Results of an annual land values opinion survey show that land prices in Missouri have continued to climb. However, the survey suggests a slowdown in the next year.
“The average value of good cropland by our survey was $4,510 per acre,” said Ron Plain, an MU Extension agricultural economist and D. Howard Doane Professor of Agricultural and Applied Economics at the MU College of Agriculture, Food and Natural Resources. “That was up 17 percent compared to July 2012.”
Good pastureland was up 12 percent, with a statewide average of $2,492 per acre. Timber and hunting/recreational land was 10 percent higher at $1,817 and $1,724, respectively.
“A lot of the respondents think we may be, at least short term, nearing a peak in Missouri farmland values,” Plain, who is co-author of the report, said. “They indicated that they thought cropland would increase between 2 and 3 percent in the coming year, pastureland between 1 and 2 percent, and other land about 1 percent.”

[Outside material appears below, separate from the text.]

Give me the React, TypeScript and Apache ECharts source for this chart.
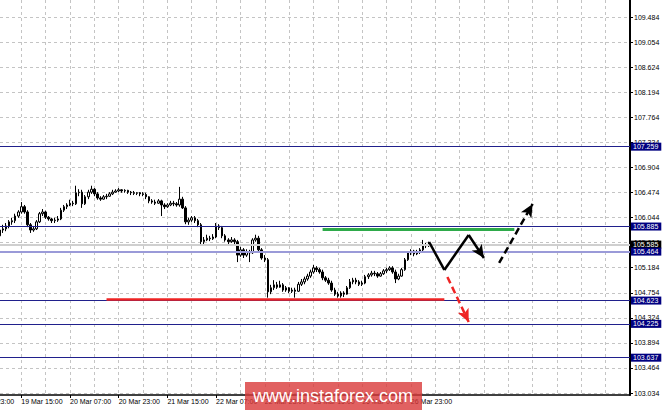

For the past 40 years, MU Extension has conducted an annual survey to track the value of farmland in different regions of Missouri. Plain said it is called an opinion survey because it doesn’t include hard sales data to back up the numbers.
“There are no reporting requirements on land sales, so if you want to get down to hard numbers you have to go courthouse by courthouse pulling the data to see what actual sales values are,” Plain continued. “That’s more costly than we’ve got time and resources to do, so we survey informed people like land appraisers, real estate agents and lenders about what land is selling for in their area.”
Plain says over the years this survey tracks very well with the numbers that the USDA has in an annual report that does use hard data. “The regional data we have on cropland indicate the highest prices for farmland is in extreme southeast Missouri and extreme northwest Missouri,” Plain explained.
According to the survey, 69 percent of buyers were planning to farm the land themselves, while 22 percent planned to rent the land out to be farmed and 9 percent did not plan to farm or rent out the land.